July 01, 2011

Conflict in the Caucasus


Conflict in the Caucasus

EVERY SATURDAY MORNING at the Dry Bridge Market by the Mtkvari River in Tbilisi, people gather to buy and sell goods at a long-established open air market. The nearby park is devoted to work by local artists, with garishly colored paintings that depict typically Georgian scenes, like skyrocket church domes and bacchanalian wine gatherings, but it is the flea market at the roadside that is the greatest draw for locals.

The goods on sale are painstakingly spread out on tablecloths in the shade of trees, and the combined effect seems more like an outdoor museum of the Georgian twentieth century than a commercial enterprise.
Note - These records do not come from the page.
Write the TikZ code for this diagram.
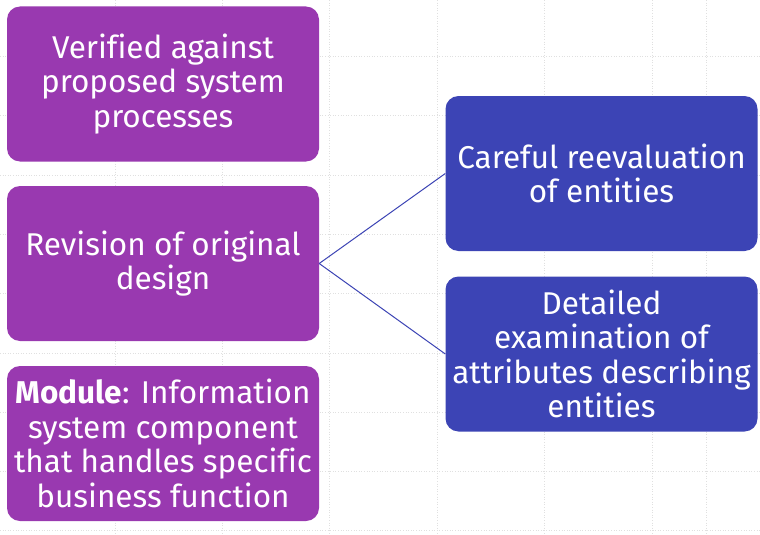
\documentclass[tikz,border=0pt]{standalone}
\usepackage{fontspec}
\setmainfont[Ligatures=NoCommon]{Fira Sans}
\definecolor{boxpurple}{HTML}{9939B0}
\definecolor{boxblue}{HTML}{3C44B5}
\definecolor{gridgray}{HTML}{E0E0E0}
\begin{document}
\begin{tikzpicture}[x=1pt,y=-1pt,
  card/.style={rounded corners=13pt, minimum width=312pt, minimum height=155pt,
    text=white, align=center, inner sep=0pt,
    font=\fontsize{31.5}{34.5}\selectfont},
  pcard/.style={card, fill=boxpurple},
  bcard/.style={card, fill=boxblue},
  link/.style={draw=boxblue, line width=1pt},
  gridline/.style={draw=gridgray, line width=0.6pt, dotted}]
\useasboundingbox (0,0) rectangle (760,535);
\fill[white] (0,0) rectangle (760,535);
\foreach \gx in {115,222,329,437,544,652,706}
  \draw[gridline] (\gx,0) -- (\gx,535);
\foreach \gy in {56,115,175,234,293,353,412,471,530}
  \draw[gridline] (0,\gy) -- (760,\gy);
\node[pcard] (p1) at (163,84) {Verified against\\proposed system\\processes};
\node[pcard] (p2) at (163,263.5) {Revision of original\\design};
\node[pcard] (p3) at (163,443.5) {\textbf{Module}: Information\\system component\\that handles specific\\business function};
\node[bcard] (b1) at (601.5,173.5) {Careful reevaluation\\of entities};
\node[bcard] (b2) at (601.5,354) {Detailed\\examination of\\attributes describing\\entities};
\draw[link] (p2.east) -- (b1.west);
\draw[link] (p2.east) -- (b2.west);
\end{tikzpicture}
\end{document}
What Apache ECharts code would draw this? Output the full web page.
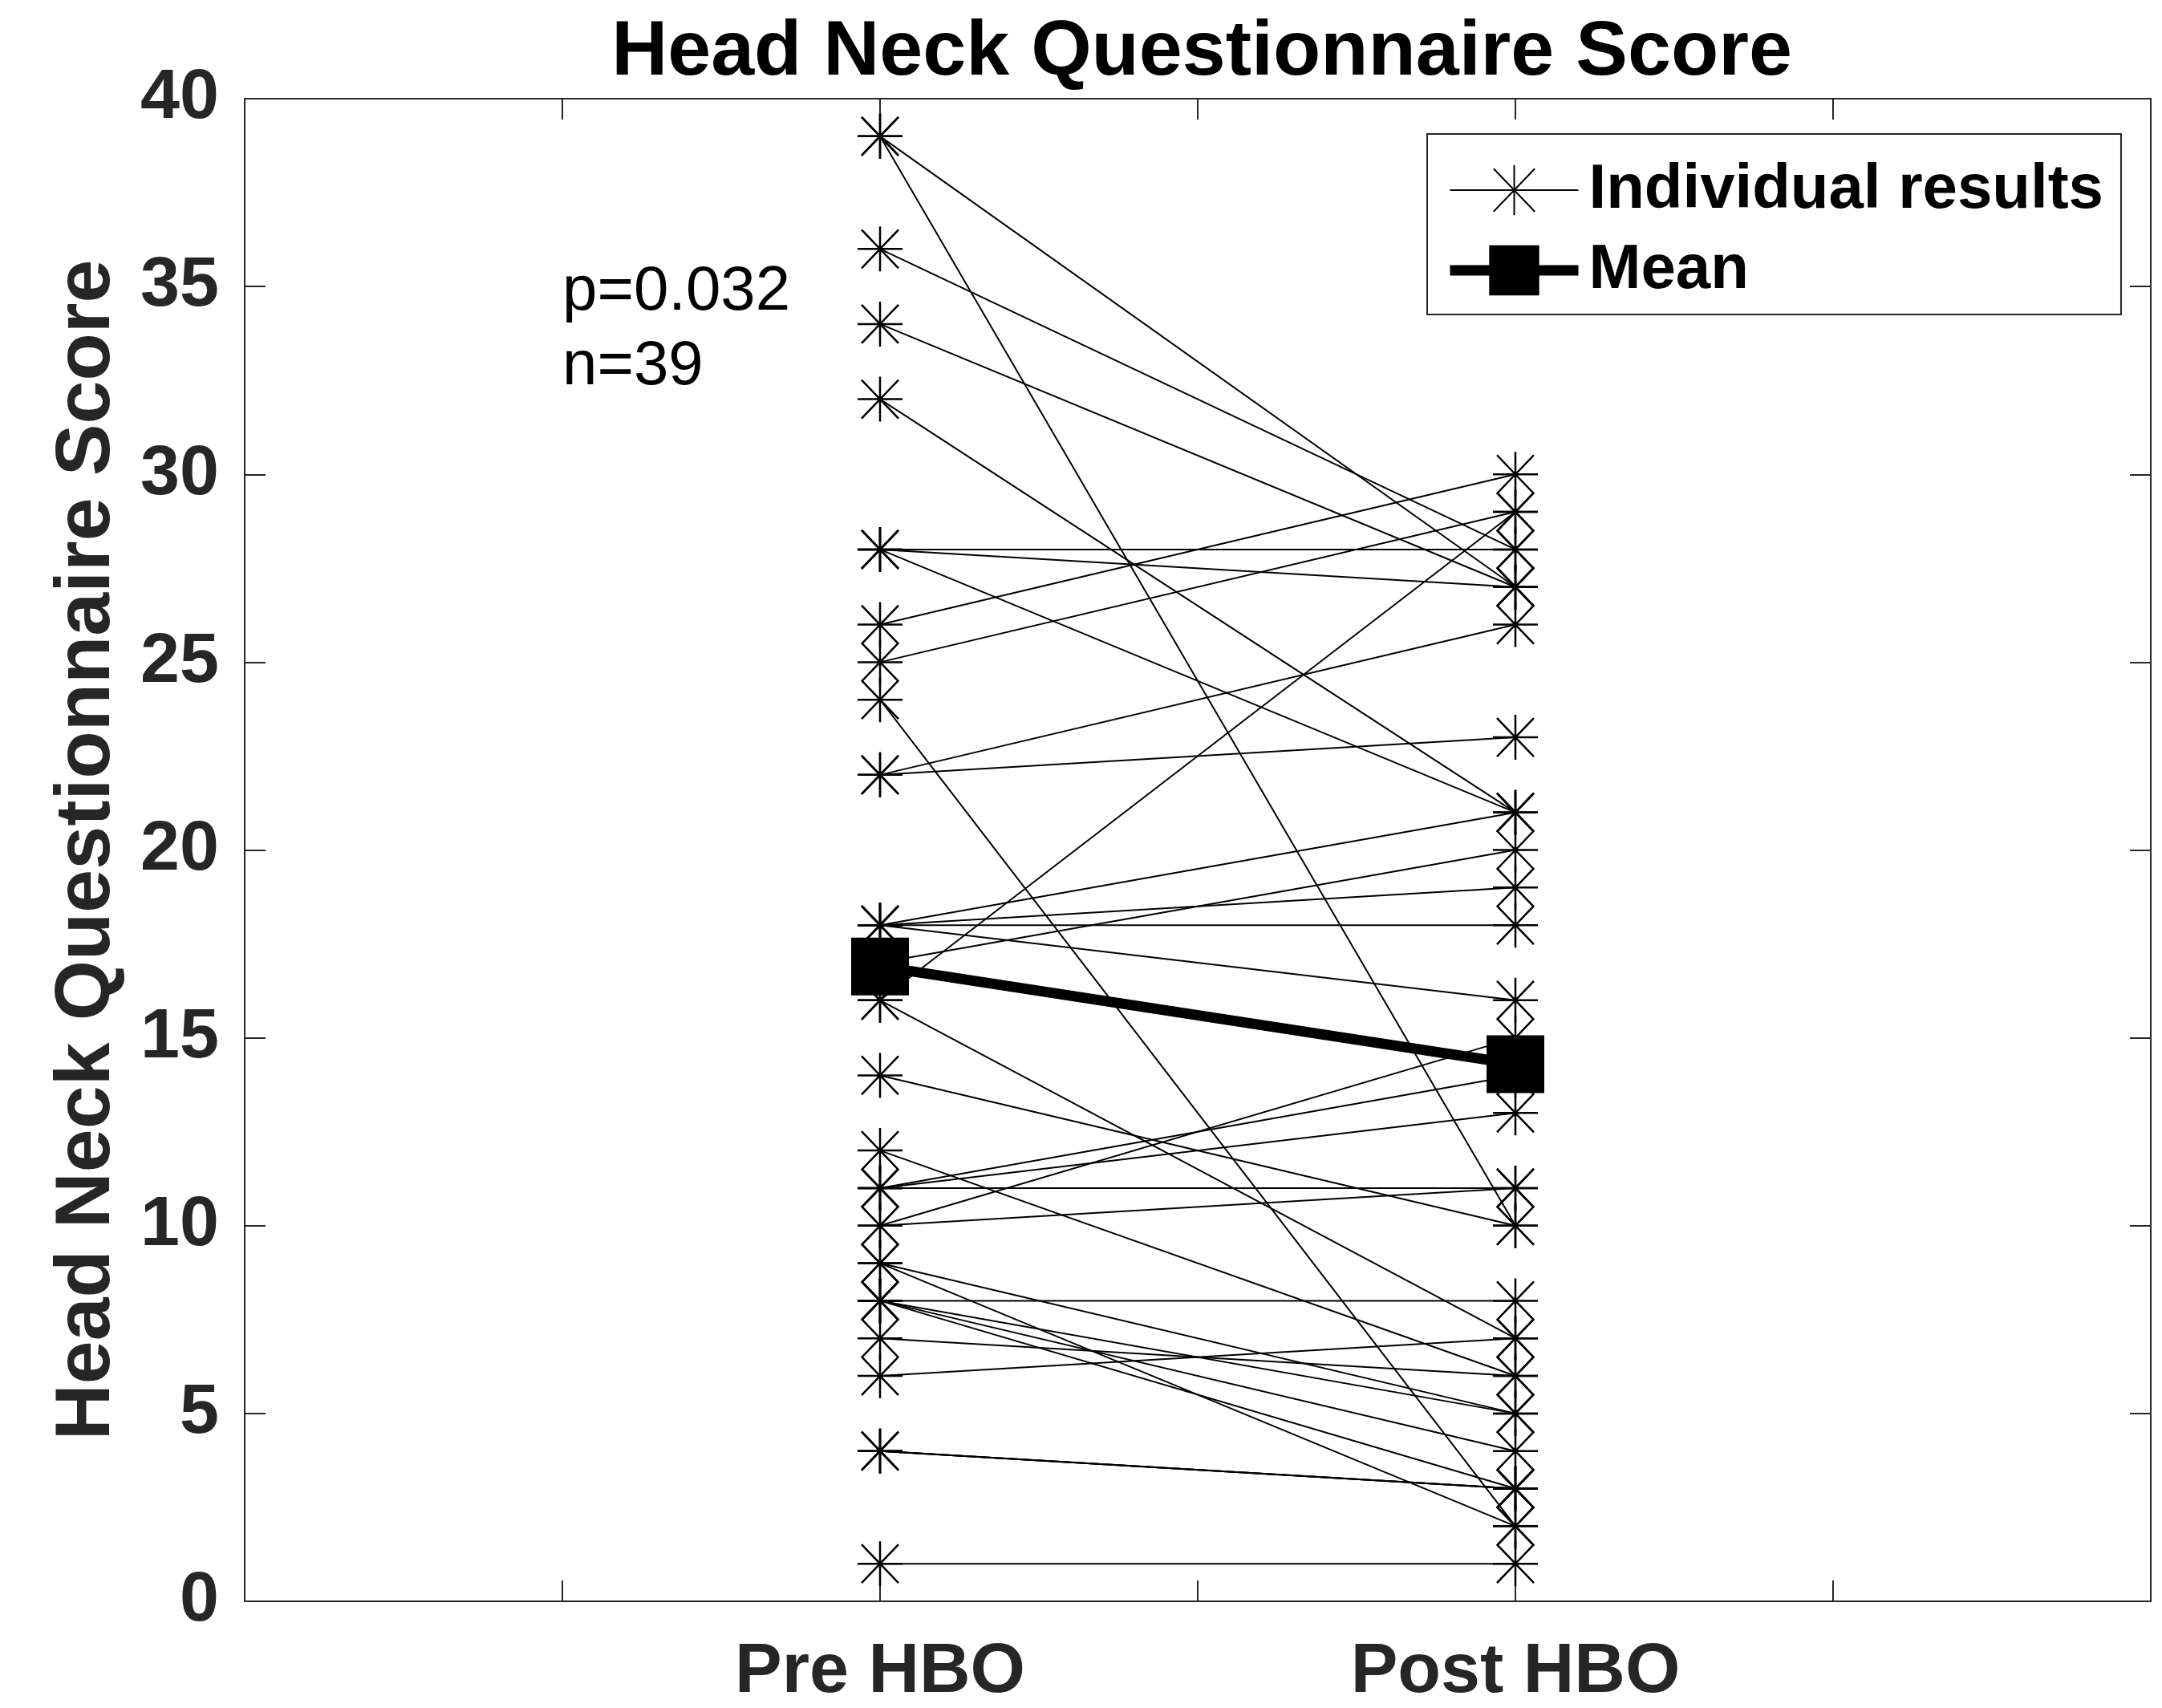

There are all manner of Soviet-era cameras, magazines, medals and lapel badges. There are stamp collections, coins and records, and statuettes of Marx, Lenin and other members of the Soviet elite who failed to become household names. This being Georgia, it is inevitable to see likenesses of the most famous Georgian of all time: Ioseb Besarionis dze Jughashvili, better known to the rest of the world as Joseph Stalin.

Strolling the market, one notices that, rather than guttural Georgian, the lingua franca here is Russian. This may be Tbilisi, but many of those gathered here do not speak Georgian — they are members of the capital’s Russian minority and their life is difficult enough without having to cope with the tongue-twisting consonants and mind-bending grammar that fluency in Georgian requires.